They say necessity is the mother of invention, and almost every major progression achieved by society－any improvement in people's livelihood or lifestyle－has been the result of someone's imagination.
An unparalleled enthusiasm for invention bolstered numerous industrial and social developments in the United States throughout the 19th century.
Inventors, whether they were professional and prominent like Thomas Edison, or just ordinary people whose names didn't leave as deep a footprint in history－like Garrett Morgan, the inventor of the gas mask, the traffic light and hair straighteners, among other things－made full use of their creativity in technology and wisdom in life. Their efforts helped leverage the new country into an emerging economic power, able to rival the European powers.
Their innovative spirit was demonstrated by an eruption in the number of patents being applied for. These patent applications ranged widely in subject matter and across many aspects of the country's growth, from engineering, transportation, mining and printing to the production of household appliances.
To make patent claim examination officials better understand their work, an applicant needed to present a model－no more than 30.48 centimeters at any side－along with the technical drawings and a written description of the invention, as demanded by a patent act issued by the federal government.
These intricate models, regarded today as a fusion of science and artistic craftsmanship, have over the decades entered public and private collections, perhaps chief among which is the Hagley Museum and Library in Delaware, housed in the transformed gunpowder works established by the French-US chemist and industrialist, E.I. du Pont in 1802.
Since 1961, The Hagley Museum has assembled a patent model collection of more than 5,000 items, all of which were made between 1809 and 1906. While the museum is open to the public, it has curated a selection of patent models to tour China for the first time.
Following a display at Beijing's Tsinghua University Art Museum from late March to early May, more than 60 examples from Hagley's collection are now on show at The Power of Innovation exhibition at the National Museum of China. It will run through July 29, before traveling to Shanghai, Shenzhen and Wuhan.
Wang Chunfa, director of the National Museum, says the exhibition will deepen the Chinese audience's understanding of how technology advances social progress, and act as an appeal for creativity and the protection of copyrights to be integrated into the country's development.
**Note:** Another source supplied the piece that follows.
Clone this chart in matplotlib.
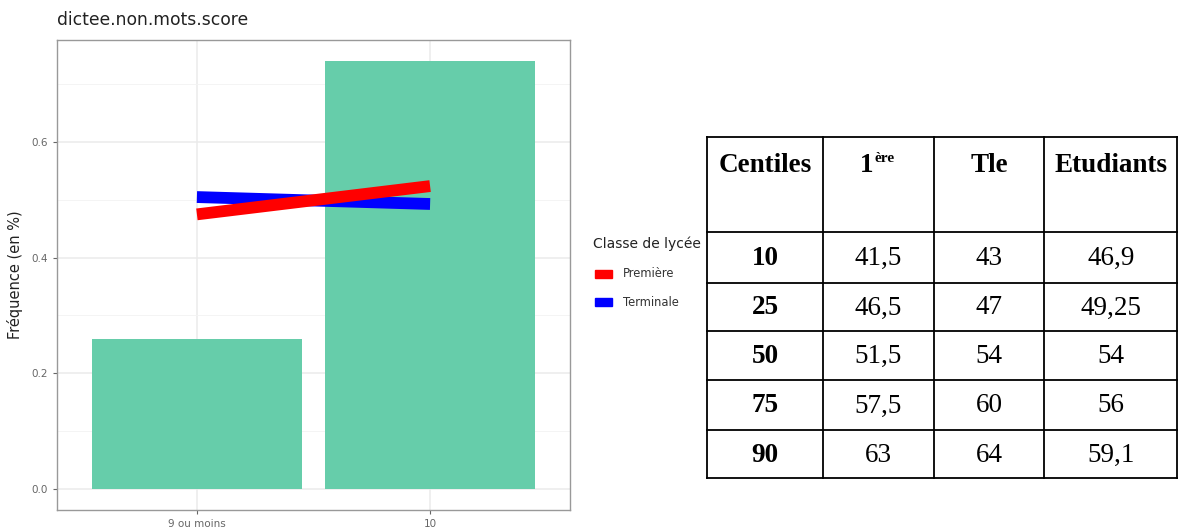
import matplotlib.pyplot as plt
import numpy as np

# bar chart data
categories = ["9 ou moins", "10"]
freq = [0.26, 0.74]
premiere = [0.475, 0.524]
terminale = [0.505, 0.493]

# table data
col_labels = ["Centiles", "1", "Tle", "Etudiants"]
centiles = ["10", "25", "50", "75", "90"]
col_1ere = ["41,5", "46,5", "51,5", "57,5", "63"]
col_tle = ["43", "47", "54", "60", "64"]
col_etud = ["46,9", "49,25", "54", "56", "59,1"]

W, H = 1178, 531
fig = plt.figure(figsize=(W / 100, H / 100), dpi=100)


def px_axes(x0, y0, x1, y1):
    return fig.add_axes([x0 / W, 1 - y1 / H, (x1 - x0) / W, (y1 - y0) / H])


# ---- ggplot-like chart ----
ax = px_axes(57, 40, 570, 510)
x = np.arange(1, len(categories) + 1)
ax.bar(x, freq, width=0.9, color="#66cdaa", zorder=2)
ax.plot(x, terminale, color="blue", lw=8.5, solid_capstyle="butt", zorder=3)
ax.plot(x, premiere, color="red", lw=8.5, solid_capstyle="butt", zorder=4)
ax.set_xlim(0.4, 2.6)
ax.set_ylim(-0.037, 0.777)
ax.set_xticks(x)
ax.set_xticklabels(categories)
ax.set_yticks([0.0, 0.2, 0.4, 0.6])
ax.set_yticks([0.1, 0.3, 0.5, 0.7], minor=True)
ax.grid(True, which="major", color="#ebebeb", lw=1.1, zorder=0)
ax.grid(True, which="minor", axis="y", color="#f3f3f3", lw=0.6, zorder=0)
ax.set_axisbelow(True)
for s in ax.spines.values():
    s.set_color("#999999")
    s.set_linewidth(1.0)
ax.tick_params(which="major", colors="#666666", labelsize=7.5, length=3, width=0.8)
ax.tick_params(which="minor", length=0)
ax.set_ylabel("Fréquence (en %)", fontsize=10.5, color="#222222", labelpad=6)
fig.text(57 / W, 1 - 20 / H, "dictee.non.mots.score", fontsize=12.3,
         color="#222222", va="center", ha="left")

# legend
fig.text(593 / W, 1 - 244 / H, "Classe de lycée", fontsize=10, color="#222222",
         va="center", ha="left")
for yy, c, lab in [(274, "red", "Première"), (302, "blue", "Terminale")]:
    fig.patches.append(plt.Rectangle((595 / W, 1 - (yy + 4) / H), 17 / W, 8 / H,
                                     transform=fig.transFigure, color=c))
    fig.text(623 / W, 1 - yy / H, lab, fontsize=8.3, color="#333333",
             va="center", ha="left")

# ---- table ----
tx = [707, 823, 934, 1044, 1178]
ty = [137, 232, 283, 331, 380, 430, 478]
tb = px_axes(0, 0, W, H)
tb.set_xlim(0, W)
tb.set_ylim(H, 0)
tb.axis("off")
for xv in tx[:-1]:
    tb.plot([xv, xv], [ty[0], ty[-1]], color="black", lw=1.3)
tb.plot([tx[-1] - 1, tx[-1] - 1], [ty[0], ty[-1]], color="black", lw=1.3)
for yv in ty:
    tb.plot([tx[0], tx[-1]], [yv, yv], color="black", lw=1.3)

serif = "Liberation Serif"
centers = [(tx[i] + tx[i + 1]) / 2 for i in range(4)]
hy = 166
fs = 19.5
tb.text(centers[0], hy, col_labels[0], fontsize=fs, fontweight="bold",
        family=serif, ha="center", va="center")
tb.text(centers[1] - 5, hy, col_labels[1], fontsize=fs, fontweight="bold",
        family=serif, ha="right", va="center")
tb.text(centers[1] - 4, hy - 7, "ère", fontsize=11, fontweight="bold",
        family=serif, ha="left", va="center")
tb.text(centers[2], hy, col_labels[2], fontsize=fs, fontweight="bold",
        family=serif, ha="center", va="center")
tb.text(centers[3], hy, col_labels[3], fontsize=fs, fontweight="bold",
        family=serif, ha="center", va="center")

for r in range(len(centiles)):
    yc = (ty[r + 1] + ty[r + 2]) / 2 + 1
    tb.text(centers[0], yc, centiles[r], fontsize=fs, fontweight="bold",
            family=serif, ha="center", va="center")
    for c, col in enumerate([col_1ere, col_tle, col_etud]):
        tb.text(centers[c + 1], yc, col[r], fontsize=fs, family=serif,
                ha="center", va="center")

fig.savefig("out.png", dpi=100)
At the entrance of the exhibition is an original piece of patent testimony, dated Jan 6, 1797, which was issued to John Nazro in Massachusetts for an improvement in the technique for extracting mineral alkali from marine salt and kelp and for making compound potash and pearl ash.
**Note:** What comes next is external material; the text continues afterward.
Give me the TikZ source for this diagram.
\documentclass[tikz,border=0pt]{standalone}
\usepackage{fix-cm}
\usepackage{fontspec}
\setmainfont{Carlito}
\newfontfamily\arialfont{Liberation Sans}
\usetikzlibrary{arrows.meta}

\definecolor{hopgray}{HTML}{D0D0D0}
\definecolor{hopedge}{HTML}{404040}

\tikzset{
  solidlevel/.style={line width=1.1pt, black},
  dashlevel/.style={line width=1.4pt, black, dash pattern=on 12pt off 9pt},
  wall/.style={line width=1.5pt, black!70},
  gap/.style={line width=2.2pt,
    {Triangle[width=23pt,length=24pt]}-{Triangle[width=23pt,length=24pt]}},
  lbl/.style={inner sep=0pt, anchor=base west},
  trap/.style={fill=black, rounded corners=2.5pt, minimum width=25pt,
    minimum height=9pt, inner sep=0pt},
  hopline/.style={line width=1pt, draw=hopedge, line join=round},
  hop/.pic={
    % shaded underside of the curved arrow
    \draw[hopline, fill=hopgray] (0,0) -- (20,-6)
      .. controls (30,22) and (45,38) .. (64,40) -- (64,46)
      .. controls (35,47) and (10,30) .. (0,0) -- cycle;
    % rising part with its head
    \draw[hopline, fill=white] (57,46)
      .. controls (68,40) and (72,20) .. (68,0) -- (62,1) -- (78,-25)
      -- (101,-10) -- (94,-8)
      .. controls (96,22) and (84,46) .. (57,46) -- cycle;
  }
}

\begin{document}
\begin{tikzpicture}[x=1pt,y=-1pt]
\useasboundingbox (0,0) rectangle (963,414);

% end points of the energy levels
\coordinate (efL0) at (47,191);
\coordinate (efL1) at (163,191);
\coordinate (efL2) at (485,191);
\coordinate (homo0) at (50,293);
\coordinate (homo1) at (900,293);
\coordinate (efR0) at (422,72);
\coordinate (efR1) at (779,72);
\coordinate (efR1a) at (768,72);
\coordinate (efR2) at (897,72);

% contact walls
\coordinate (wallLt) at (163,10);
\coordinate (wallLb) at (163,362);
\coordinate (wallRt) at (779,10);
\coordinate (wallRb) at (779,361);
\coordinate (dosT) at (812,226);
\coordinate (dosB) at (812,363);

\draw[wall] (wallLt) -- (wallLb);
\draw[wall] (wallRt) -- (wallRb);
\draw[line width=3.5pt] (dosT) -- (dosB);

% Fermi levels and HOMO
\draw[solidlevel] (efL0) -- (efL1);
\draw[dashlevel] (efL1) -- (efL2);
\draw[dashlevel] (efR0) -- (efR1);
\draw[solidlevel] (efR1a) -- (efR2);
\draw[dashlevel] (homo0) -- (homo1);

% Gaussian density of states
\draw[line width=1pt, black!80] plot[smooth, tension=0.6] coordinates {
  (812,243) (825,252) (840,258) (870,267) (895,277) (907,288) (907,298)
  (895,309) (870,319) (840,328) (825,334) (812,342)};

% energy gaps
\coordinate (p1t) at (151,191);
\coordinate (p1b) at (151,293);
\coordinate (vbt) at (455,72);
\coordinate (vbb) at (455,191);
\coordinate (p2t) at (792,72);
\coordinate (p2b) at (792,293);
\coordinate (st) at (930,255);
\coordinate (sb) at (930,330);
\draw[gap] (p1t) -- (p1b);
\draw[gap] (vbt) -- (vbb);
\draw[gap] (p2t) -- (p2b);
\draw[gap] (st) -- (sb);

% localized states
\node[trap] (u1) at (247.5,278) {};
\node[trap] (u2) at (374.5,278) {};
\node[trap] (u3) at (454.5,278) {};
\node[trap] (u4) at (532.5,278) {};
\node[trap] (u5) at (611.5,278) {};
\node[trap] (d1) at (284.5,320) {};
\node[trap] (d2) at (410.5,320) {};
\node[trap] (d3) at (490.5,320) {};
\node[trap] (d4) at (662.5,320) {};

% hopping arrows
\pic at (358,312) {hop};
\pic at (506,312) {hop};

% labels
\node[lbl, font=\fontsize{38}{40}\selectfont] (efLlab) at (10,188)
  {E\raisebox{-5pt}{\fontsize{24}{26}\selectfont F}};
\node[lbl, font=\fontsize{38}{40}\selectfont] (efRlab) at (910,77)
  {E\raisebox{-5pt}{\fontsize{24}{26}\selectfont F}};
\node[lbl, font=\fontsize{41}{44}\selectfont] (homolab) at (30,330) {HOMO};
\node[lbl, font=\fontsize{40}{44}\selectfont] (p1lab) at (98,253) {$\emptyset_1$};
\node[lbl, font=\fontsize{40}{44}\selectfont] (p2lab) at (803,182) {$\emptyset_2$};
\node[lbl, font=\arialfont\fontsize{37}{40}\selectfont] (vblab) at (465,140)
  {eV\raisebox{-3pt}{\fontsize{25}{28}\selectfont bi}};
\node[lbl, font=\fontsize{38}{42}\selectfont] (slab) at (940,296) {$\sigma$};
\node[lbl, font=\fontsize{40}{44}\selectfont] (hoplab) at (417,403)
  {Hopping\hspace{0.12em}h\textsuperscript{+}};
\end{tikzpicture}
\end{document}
The invention means little to people today, but the testimony shows how much significance the Founding Fathers of the US attached to patents in terms of national security and growth: It bears the written signatures of George Washington, his secretary of state Timothy Pickering and attorney general Charles Lee.
In its early years, the new republic held invention and the establishment of a patent system dear. The first patent act was enacted on April 10, 1790, and, three months later, the first patent was granted to an inventor for his improvement in potash production.
An explosion of patent applications followed－by 1836 more than 10,000 patents had been issued, and all were signed by US presidents－before major changes were made to make the system fairer.
Even Abraham Lincoln himself obtained one in 1849 for inventing an instrument to lift boats over shoals and obstructions in a river, making him the only US president ever to have registered a patent.
Lincoln said the US patent system "adds the fuel of interest to the fire of genius in the discovery and production of new and useful things".
The application process was also opened to foreigners. Featured inventions at the National Museum exhibition demonstrate the creativity of people hailing from around 16 different countries who lived in the US at the time.
David Cole, executive director of the Hagley Museum and Library, says these models are not only figurative representations of practical thoughts but also great pieces of art, because inventors largely worked with craftsmen to make the models, with a keen eye on aesthetics in a bid to further impress examination officials.
As patent applications boomed, keeping the models put the patent office under huge pressure and, after 1880, models were made only when asked for by examination officials.
As well as those inventions that improved the processes of industry, there were also those that solved day-today problems and bettered people's quality of life.
One model shows an improved washing machine, which employs a slat band, making washing clothes an easier, more efficient task. The Hagley collection has more than 100 washing machine patent models, each with a unique difference and perceived or actual improvement.
Another model shows an ice cream freezer, applied for by John Rote. He did several jobs including teaching, selling insurance and working at restaurants before committing himself to invention.
Of patent holders at the time, 99 percent were men, while there were also woman inventors, such as Margaret Knight who was awarded dozens of patents in her lifetime, but is probably most well known for inventing the flat-bottomed paper bag－a patent that was stolen, but for which she successfully sued to regain.